__YOUR TASK__. Using the material below, print a verbatim copy of every line from the one containing "Generate a Python" through the one containing "88, 90.6, 92, 93, 94.3, 95.6, 96.6, 97.2]", inclusive, and omit the pictures.

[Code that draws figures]
<<<<

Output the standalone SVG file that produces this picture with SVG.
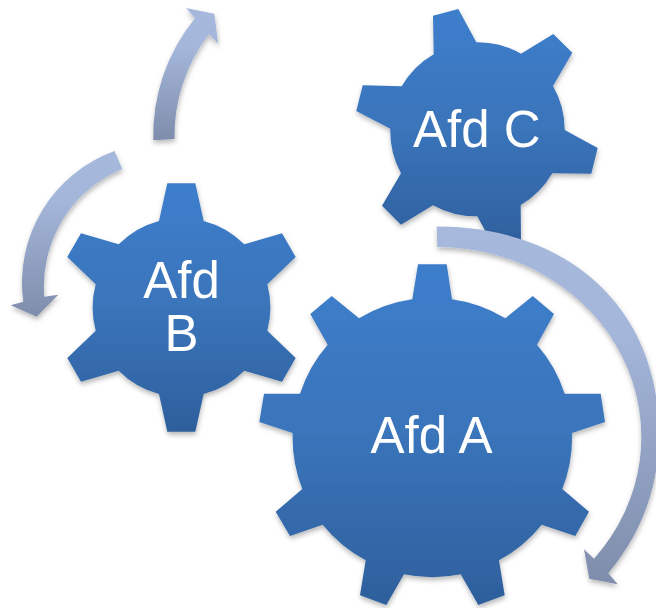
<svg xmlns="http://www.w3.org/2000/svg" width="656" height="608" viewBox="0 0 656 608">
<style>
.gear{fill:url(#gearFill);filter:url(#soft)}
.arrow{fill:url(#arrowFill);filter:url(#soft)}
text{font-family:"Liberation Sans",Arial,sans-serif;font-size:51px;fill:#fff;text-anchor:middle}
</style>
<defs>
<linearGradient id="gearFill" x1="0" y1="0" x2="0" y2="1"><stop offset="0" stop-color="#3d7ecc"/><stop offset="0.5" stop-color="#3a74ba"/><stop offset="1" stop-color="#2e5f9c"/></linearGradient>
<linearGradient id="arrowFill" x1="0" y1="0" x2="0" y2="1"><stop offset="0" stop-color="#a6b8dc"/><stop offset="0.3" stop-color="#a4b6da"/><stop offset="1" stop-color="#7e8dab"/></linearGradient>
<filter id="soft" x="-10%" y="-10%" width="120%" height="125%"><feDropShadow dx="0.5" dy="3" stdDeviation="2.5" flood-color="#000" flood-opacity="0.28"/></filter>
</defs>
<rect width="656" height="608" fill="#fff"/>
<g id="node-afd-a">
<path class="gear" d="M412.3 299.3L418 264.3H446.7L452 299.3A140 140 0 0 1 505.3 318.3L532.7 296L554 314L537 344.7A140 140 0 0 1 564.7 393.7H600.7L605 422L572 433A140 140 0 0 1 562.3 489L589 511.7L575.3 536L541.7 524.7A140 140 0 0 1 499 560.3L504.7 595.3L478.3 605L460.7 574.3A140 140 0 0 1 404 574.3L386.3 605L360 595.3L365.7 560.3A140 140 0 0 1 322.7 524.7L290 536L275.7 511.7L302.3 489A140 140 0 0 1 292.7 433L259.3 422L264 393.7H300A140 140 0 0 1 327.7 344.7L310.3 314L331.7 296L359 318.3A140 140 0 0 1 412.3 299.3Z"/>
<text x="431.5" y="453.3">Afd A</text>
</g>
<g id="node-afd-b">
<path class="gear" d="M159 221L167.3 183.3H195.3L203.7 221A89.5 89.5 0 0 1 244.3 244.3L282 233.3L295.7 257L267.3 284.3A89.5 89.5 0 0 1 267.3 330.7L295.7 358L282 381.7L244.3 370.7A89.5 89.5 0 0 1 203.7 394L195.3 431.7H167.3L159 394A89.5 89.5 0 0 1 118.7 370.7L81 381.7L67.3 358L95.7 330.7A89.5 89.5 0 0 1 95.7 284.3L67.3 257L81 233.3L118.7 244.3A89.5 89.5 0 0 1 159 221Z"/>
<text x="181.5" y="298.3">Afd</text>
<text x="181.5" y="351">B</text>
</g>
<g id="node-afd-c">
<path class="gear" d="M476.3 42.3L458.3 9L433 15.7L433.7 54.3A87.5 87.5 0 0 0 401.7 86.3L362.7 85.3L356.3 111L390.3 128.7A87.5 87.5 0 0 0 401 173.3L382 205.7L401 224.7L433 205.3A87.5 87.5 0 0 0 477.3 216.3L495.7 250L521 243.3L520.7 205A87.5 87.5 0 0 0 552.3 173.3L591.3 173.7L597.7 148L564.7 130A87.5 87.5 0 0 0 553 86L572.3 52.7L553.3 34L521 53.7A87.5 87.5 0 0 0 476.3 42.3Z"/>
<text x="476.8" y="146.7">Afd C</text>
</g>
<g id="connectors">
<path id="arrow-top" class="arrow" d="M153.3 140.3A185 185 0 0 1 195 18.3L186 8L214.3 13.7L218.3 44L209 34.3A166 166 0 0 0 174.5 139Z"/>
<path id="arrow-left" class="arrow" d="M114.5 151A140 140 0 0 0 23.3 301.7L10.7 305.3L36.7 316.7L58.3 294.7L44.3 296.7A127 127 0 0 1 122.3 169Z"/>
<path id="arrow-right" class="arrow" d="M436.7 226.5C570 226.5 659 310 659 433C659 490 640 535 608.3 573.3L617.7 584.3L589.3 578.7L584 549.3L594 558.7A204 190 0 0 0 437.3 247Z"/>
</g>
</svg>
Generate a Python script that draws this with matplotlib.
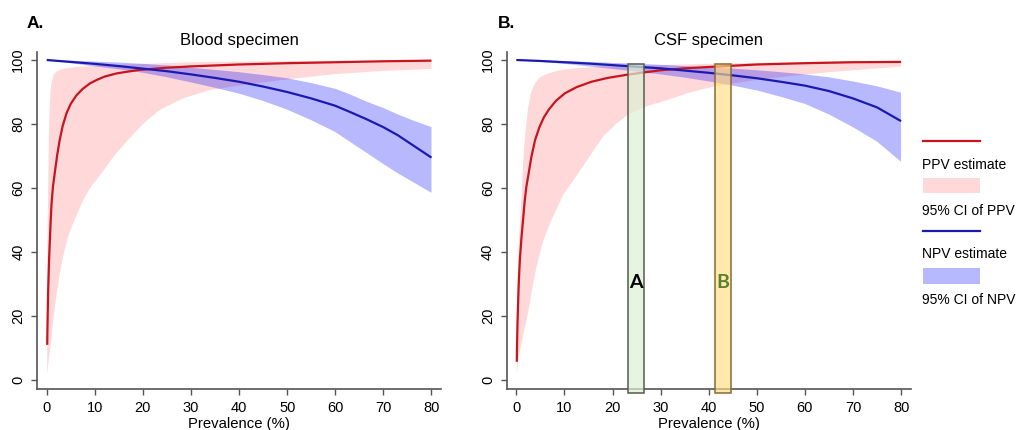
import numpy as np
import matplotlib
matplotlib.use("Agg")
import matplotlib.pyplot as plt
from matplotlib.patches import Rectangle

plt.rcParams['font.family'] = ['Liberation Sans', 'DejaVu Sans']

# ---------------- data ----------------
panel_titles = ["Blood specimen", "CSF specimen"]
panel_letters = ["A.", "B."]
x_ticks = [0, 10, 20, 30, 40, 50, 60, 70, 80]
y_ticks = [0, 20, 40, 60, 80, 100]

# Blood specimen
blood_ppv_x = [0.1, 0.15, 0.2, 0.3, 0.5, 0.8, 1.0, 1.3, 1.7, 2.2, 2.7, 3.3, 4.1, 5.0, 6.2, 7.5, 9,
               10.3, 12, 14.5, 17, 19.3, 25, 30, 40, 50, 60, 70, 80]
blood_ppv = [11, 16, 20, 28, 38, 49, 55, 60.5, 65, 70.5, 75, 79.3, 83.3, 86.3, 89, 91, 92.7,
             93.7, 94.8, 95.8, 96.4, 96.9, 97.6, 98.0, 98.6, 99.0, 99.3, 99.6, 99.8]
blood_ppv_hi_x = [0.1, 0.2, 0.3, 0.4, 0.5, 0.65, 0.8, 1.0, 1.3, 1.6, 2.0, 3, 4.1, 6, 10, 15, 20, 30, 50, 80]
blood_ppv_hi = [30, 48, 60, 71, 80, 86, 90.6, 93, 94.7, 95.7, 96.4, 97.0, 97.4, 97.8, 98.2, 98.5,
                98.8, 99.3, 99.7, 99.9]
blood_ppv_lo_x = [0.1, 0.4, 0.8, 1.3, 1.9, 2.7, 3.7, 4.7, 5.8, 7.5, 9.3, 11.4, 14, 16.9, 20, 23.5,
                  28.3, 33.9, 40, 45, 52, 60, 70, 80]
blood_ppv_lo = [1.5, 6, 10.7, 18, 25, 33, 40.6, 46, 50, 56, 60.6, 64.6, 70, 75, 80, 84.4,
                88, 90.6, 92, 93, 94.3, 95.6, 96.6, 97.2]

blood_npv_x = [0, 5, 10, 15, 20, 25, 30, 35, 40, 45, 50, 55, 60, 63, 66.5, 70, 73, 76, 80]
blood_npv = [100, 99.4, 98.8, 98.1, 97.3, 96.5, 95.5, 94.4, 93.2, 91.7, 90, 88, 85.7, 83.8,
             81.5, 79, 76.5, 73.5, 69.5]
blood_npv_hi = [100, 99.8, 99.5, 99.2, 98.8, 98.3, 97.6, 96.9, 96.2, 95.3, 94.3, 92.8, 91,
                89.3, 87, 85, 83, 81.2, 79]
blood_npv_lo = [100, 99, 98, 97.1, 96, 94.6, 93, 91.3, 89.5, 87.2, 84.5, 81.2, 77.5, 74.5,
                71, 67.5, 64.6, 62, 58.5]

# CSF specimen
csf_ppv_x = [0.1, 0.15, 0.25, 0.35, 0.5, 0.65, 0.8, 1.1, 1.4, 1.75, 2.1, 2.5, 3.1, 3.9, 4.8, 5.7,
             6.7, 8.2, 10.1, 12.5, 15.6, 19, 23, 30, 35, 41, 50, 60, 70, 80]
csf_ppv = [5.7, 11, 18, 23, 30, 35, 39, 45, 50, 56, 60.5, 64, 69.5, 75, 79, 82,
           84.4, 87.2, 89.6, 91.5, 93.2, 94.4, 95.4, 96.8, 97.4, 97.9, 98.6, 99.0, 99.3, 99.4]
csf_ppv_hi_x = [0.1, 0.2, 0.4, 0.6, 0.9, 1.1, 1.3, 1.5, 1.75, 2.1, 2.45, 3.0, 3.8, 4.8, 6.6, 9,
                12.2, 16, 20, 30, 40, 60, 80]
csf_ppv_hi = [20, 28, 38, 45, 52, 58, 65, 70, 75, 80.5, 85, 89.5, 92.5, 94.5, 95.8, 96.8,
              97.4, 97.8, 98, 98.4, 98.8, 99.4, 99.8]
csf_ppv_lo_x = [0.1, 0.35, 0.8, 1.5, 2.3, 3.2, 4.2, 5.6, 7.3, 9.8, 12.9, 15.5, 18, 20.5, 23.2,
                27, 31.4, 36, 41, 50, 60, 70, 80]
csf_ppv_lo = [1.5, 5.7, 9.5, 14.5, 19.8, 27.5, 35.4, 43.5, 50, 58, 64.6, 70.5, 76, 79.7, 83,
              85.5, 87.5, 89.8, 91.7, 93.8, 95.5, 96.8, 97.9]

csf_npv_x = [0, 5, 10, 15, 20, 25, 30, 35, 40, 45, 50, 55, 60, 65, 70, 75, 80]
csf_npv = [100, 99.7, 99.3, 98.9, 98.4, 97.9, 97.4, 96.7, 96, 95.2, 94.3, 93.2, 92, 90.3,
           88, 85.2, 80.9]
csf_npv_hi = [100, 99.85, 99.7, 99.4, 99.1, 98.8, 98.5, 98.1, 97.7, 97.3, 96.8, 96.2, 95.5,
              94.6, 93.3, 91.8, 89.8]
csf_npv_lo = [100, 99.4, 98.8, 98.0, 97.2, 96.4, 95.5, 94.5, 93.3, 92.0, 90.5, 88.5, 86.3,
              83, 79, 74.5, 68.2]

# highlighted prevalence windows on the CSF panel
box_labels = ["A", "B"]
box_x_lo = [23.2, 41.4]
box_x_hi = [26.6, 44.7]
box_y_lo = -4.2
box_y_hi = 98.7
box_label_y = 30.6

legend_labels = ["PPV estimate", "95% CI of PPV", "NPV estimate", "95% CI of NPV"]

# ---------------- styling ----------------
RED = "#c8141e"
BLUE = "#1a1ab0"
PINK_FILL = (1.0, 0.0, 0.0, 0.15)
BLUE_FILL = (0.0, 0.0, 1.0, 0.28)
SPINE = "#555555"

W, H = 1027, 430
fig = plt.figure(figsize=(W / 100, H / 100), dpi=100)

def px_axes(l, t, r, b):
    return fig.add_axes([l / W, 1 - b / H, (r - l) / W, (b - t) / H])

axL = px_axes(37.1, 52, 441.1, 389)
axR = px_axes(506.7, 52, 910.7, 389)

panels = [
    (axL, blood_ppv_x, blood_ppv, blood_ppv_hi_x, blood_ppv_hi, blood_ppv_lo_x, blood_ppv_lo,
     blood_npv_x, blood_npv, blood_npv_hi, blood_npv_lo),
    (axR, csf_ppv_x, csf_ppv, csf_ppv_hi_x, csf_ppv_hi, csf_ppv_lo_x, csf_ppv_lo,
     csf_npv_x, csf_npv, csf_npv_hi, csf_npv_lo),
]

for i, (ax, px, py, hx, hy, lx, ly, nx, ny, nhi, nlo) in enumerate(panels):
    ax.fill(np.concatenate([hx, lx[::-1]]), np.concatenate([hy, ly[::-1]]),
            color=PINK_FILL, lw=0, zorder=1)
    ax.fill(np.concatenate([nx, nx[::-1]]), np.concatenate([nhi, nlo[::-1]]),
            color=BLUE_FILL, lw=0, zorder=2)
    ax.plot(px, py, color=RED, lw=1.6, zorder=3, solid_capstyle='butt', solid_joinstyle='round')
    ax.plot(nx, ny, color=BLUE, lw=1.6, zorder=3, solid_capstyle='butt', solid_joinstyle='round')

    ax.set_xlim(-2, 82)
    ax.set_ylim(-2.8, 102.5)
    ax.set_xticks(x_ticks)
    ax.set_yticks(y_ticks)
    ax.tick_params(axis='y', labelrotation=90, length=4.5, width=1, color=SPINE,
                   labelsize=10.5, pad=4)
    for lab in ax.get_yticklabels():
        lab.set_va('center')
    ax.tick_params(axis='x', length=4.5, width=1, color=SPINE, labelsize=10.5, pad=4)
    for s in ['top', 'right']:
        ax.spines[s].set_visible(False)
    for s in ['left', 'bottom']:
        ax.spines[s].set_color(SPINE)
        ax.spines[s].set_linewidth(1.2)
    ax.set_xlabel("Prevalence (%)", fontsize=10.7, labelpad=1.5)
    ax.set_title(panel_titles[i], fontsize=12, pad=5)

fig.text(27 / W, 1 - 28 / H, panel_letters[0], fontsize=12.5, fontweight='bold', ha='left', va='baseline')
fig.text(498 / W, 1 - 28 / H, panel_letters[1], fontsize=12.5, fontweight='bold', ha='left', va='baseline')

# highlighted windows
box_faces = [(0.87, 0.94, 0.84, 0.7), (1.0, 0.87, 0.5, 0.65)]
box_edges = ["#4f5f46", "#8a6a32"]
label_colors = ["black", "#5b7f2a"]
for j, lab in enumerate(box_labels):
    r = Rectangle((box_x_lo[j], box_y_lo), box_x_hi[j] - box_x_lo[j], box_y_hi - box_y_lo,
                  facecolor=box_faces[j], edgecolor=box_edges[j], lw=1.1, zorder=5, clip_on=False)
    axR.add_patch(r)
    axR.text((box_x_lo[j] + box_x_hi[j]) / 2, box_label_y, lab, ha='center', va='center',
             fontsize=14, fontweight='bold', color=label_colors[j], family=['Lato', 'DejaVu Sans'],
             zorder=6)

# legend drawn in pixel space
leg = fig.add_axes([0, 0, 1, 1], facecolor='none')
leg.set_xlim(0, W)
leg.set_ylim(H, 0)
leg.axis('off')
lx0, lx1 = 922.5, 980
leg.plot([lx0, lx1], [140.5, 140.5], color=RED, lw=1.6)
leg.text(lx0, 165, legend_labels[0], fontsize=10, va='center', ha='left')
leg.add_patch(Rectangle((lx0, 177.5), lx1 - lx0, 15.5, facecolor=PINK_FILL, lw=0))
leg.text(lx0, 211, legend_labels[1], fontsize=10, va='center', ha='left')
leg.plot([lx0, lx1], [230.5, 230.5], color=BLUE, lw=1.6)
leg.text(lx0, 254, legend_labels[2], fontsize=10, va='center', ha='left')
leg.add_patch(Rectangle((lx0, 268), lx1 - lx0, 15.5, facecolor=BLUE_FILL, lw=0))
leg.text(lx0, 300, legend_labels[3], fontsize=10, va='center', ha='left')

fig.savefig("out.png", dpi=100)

>>>>

__WRITTEN RESPONSE__.
Generate a Python script that draws this with matplotlib.
import numpy as np
import matplotlib
matplotlib.use("Agg")
import matplotlib.pyplot as plt
from matplotlib.patches import Rectangle

plt.rcParams['font.family'] = ['Liberation Sans', 'DejaVu Sans']

# ---------------- data ----------------
panel_titles = ["Blood specimen", "CSF specimen"]
panel_letters = ["A.", "B."]
x_ticks = [0, 10, 20, 30, 40, 50, 60, 70, 80]
y_ticks = [0, 20, 40, 60, 80, 100]

# Blood specimen
blood_ppv_x = [0.1, 0.15, 0.2, 0.3, 0.5, 0.8, 1.0, 1.3, 1.7, 2.2, 2.7, 3.3, 4.1, 5.0, 6.2, 7.5, 9,
               10.3, 12, 14.5, 17, 19.3, 25, 30, 40, 50, 60, 70, 80]
blood_ppv = [11, 16, 20, 28, 38, 49, 55, 60.5, 65, 70.5, 75, 79.3, 83.3, 86.3, 89, 91, 92.7,
             93.7, 94.8, 95.8, 96.4, 96.9, 97.6, 98.0, 98.6, 99.0, 99.3, 99.6, 99.8]
blood_ppv_hi_x = [0.1, 0.2, 0.3, 0.4, 0.5, 0.65, 0.8, 1.0, 1.3, 1.6, 2.0, 3, 4.1, 6, 10, 15, 20, 30, 50, 80]
blood_ppv_hi = [30, 48, 60, 71, 80, 86, 90.6, 93, 94.7, 95.7, 96.4, 97.0, 97.4, 97.8, 98.2, 98.5,
                98.8, 99.3, 99.7, 99.9]
blood_ppv_lo_x = [0.1, 0.4, 0.8, 1.3, 1.9, 2.7, 3.7, 4.7, 5.8, 7.5, 9.3, 11.4, 14, 16.9, 20, 23.5,
                  28.3, 33.9, 40, 45, 52, 60, 70, 80]
blood_ppv_lo = [1.5, 6, 10.7, 18, 25, 33, 40.6, 46, 50, 56, 60.6, 64.6, 70, 75, 80, 84.4,
                88, 90.6, 92, 93, 94.3, 95.6, 96.6, 97.2]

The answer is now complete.